## Supplied information:
--

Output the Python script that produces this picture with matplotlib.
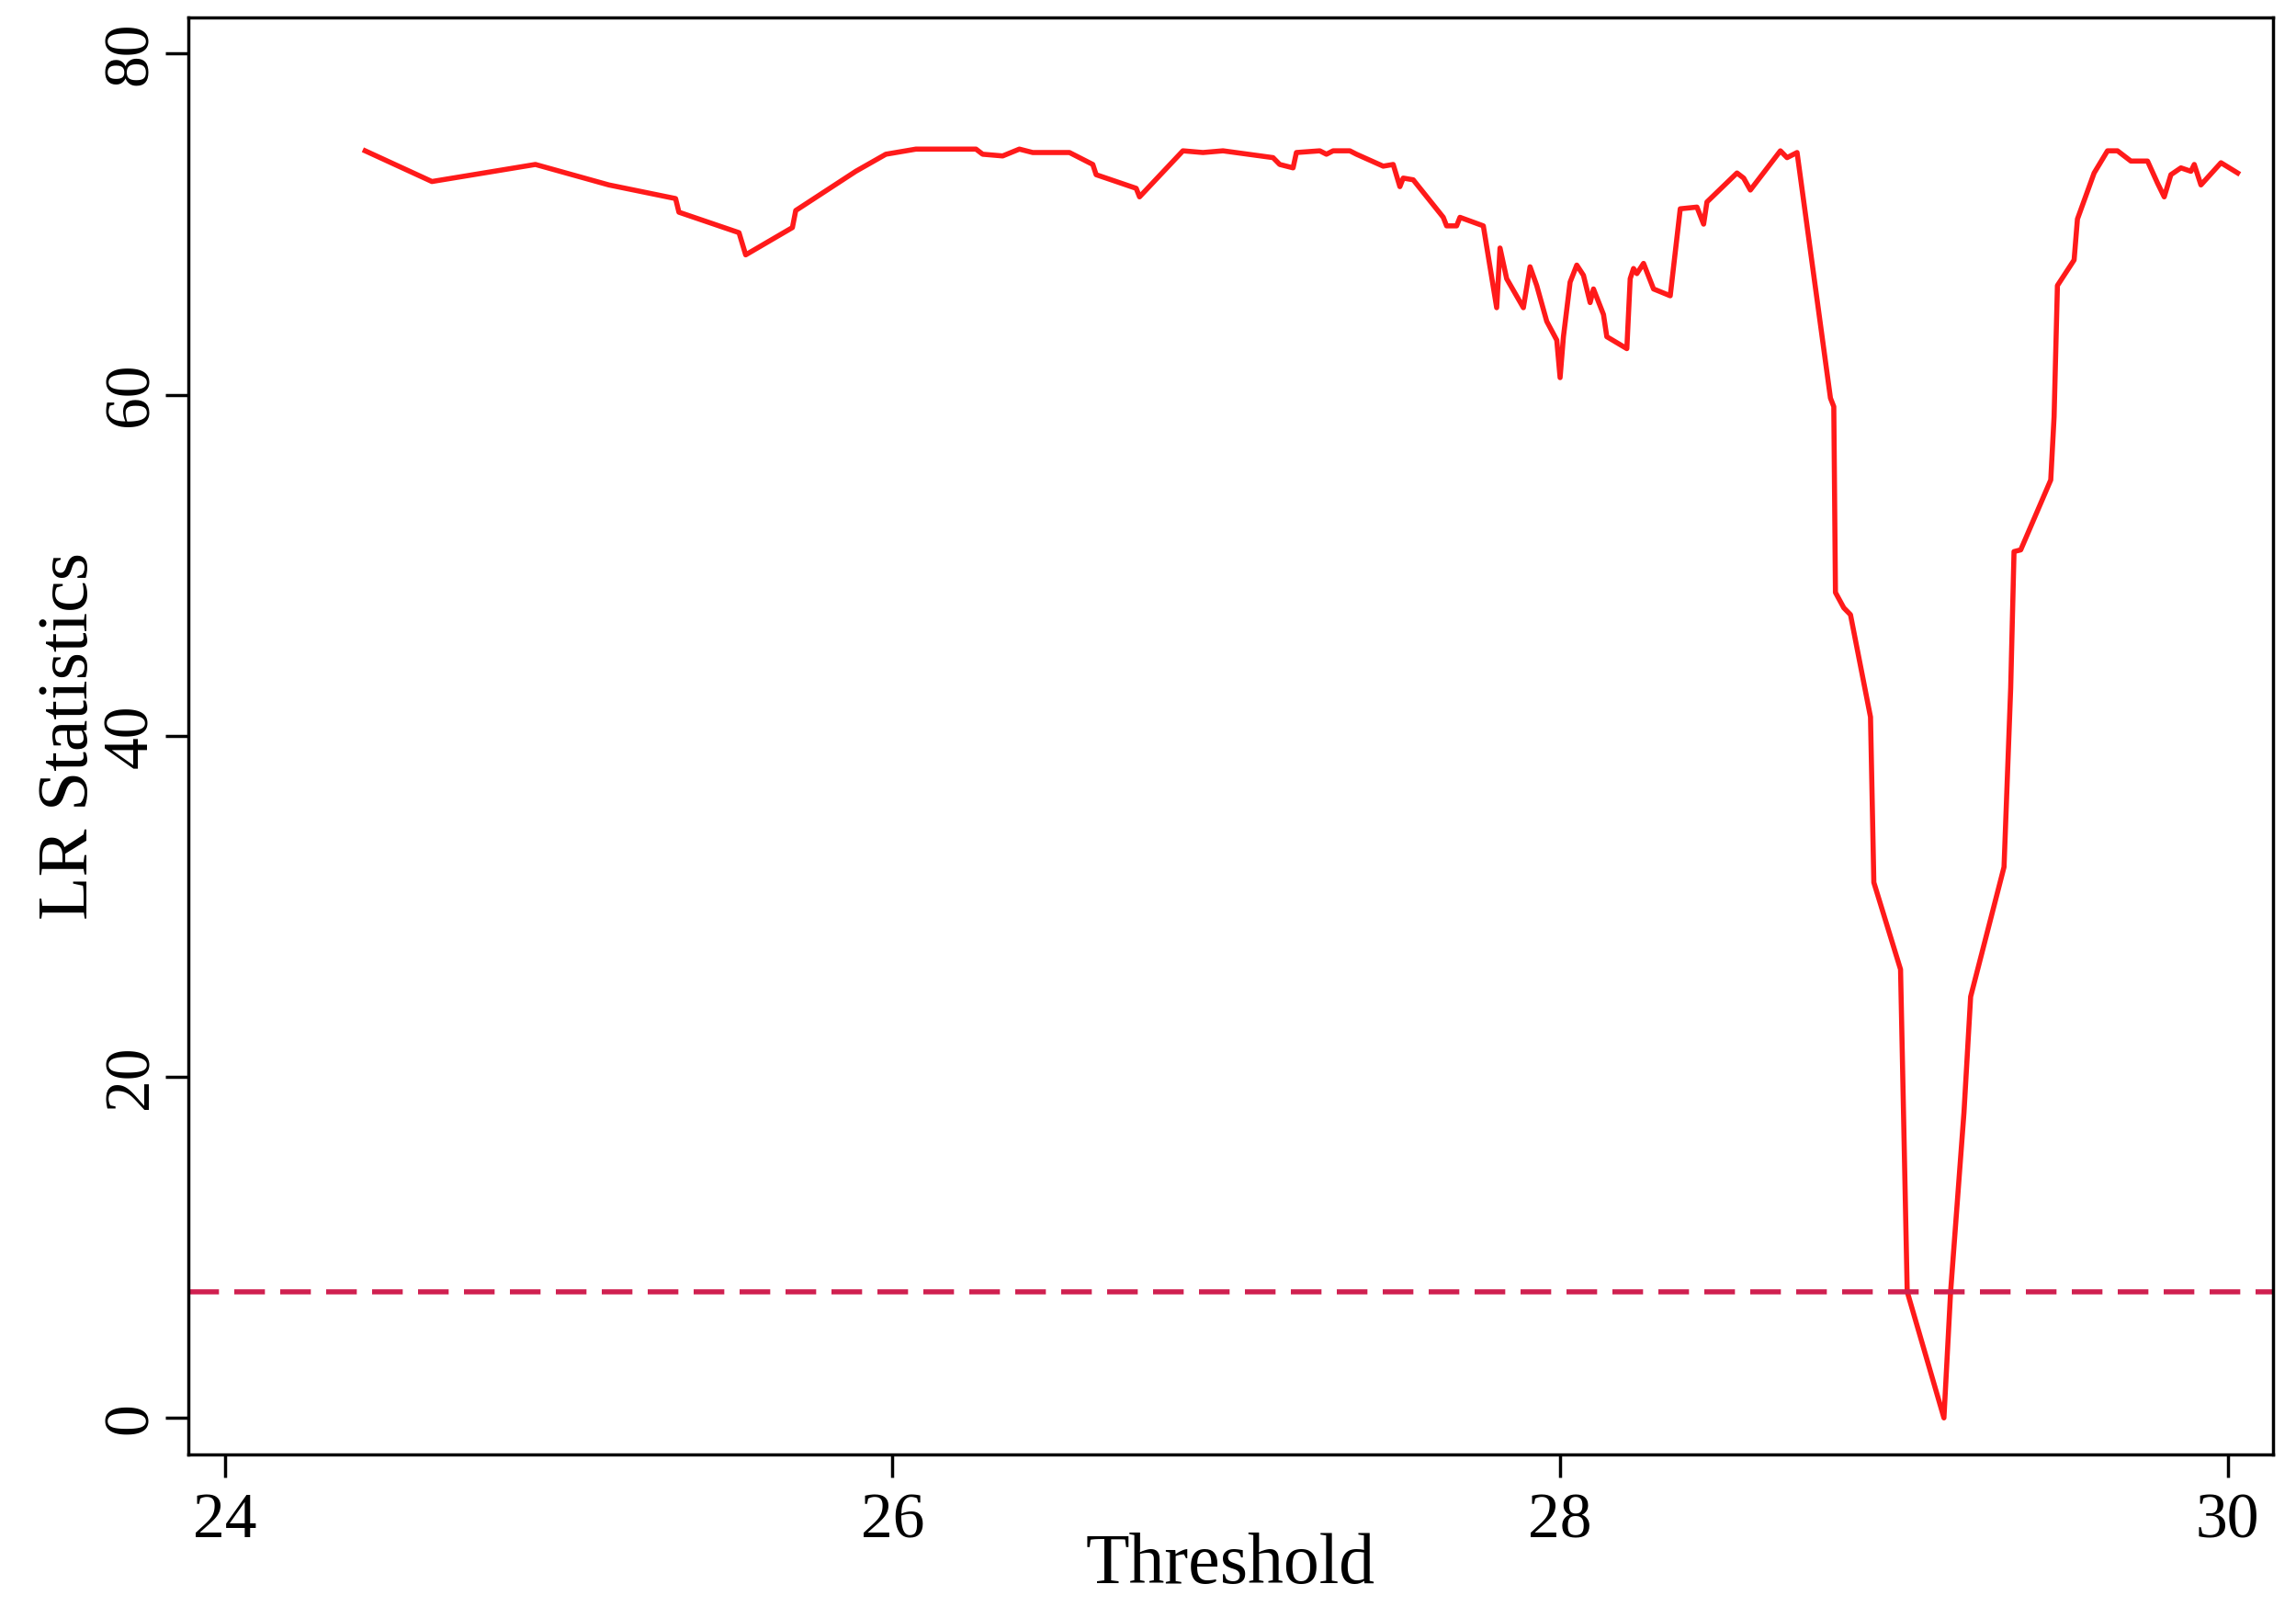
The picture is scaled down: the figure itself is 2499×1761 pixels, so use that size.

--

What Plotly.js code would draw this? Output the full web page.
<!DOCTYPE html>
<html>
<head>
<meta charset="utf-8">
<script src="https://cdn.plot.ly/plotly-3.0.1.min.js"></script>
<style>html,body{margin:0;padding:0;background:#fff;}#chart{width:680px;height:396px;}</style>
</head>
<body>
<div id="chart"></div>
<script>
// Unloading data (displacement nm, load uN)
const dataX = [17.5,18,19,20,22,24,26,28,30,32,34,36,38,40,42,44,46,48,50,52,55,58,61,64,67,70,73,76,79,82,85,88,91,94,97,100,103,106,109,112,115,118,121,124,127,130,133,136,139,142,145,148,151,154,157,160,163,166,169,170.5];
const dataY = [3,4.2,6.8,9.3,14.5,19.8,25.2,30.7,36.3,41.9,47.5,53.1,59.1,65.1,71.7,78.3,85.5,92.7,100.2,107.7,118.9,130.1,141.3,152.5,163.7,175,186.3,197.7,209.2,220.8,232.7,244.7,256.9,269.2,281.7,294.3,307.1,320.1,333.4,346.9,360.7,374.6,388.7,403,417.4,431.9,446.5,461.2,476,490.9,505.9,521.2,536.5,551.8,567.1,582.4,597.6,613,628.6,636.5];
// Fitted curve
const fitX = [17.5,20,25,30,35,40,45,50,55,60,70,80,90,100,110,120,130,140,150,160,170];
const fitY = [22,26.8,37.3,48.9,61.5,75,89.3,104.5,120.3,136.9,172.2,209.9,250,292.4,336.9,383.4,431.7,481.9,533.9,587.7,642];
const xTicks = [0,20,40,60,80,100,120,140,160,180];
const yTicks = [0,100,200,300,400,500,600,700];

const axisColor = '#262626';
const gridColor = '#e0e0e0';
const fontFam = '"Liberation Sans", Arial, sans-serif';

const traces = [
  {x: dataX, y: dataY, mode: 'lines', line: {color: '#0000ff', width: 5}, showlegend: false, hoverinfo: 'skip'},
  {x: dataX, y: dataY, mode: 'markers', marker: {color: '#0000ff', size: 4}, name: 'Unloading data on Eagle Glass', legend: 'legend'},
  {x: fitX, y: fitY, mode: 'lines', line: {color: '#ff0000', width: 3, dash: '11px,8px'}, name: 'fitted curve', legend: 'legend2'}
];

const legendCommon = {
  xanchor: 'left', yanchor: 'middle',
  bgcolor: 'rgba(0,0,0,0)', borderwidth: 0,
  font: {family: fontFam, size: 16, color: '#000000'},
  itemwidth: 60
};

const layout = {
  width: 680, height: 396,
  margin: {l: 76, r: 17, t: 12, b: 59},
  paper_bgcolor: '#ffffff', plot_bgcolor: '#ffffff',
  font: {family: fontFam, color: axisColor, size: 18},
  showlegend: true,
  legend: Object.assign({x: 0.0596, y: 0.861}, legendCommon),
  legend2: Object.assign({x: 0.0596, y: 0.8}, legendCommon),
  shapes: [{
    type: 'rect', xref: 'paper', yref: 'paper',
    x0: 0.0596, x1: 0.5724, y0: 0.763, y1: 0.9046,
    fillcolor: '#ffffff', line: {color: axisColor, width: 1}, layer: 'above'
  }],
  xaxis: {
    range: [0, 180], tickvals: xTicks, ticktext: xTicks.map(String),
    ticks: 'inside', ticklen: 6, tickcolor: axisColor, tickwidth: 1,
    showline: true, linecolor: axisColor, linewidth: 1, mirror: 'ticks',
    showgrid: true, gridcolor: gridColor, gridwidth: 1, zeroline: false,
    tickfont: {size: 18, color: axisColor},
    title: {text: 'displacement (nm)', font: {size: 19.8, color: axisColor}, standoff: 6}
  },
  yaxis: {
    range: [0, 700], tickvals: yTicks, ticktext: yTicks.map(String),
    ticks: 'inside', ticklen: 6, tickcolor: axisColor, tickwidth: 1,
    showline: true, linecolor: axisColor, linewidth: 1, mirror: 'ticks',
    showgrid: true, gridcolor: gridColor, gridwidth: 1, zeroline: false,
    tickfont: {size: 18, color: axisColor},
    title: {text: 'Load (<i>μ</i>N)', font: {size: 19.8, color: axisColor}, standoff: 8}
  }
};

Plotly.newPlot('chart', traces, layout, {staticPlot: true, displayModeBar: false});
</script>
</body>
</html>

--

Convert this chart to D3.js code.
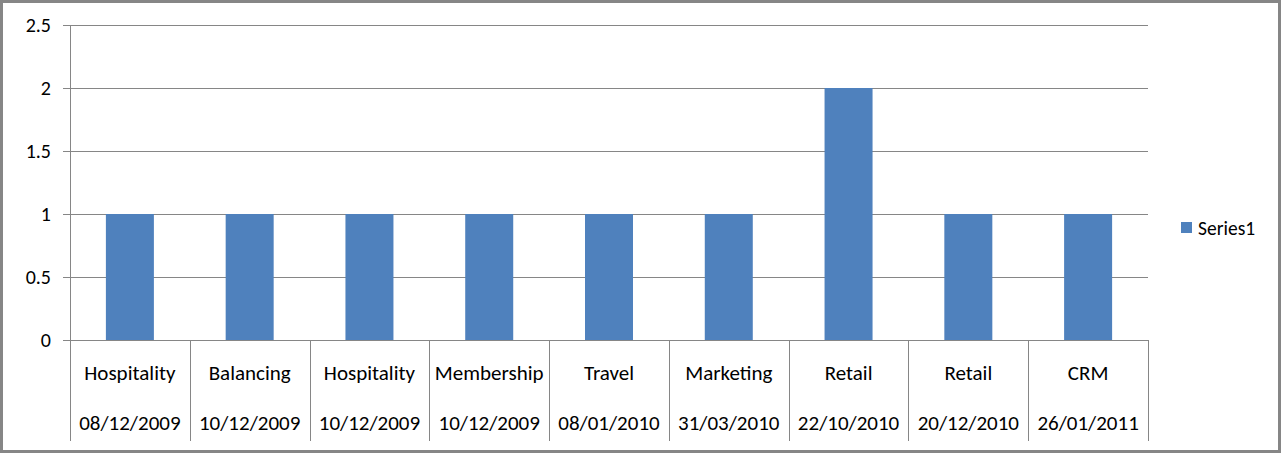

--

## What you are asked to do:
Skip the pictures. Set down only the lines from the one containing "Output the Python" through the one containing "The picture is", exactly as they appear, ends included.

## Solution for this task:
Output the Python script that produces this picture with matplotlib.
The picture is scaled down: the figure itself is 2499×1761 pixels, so use that size.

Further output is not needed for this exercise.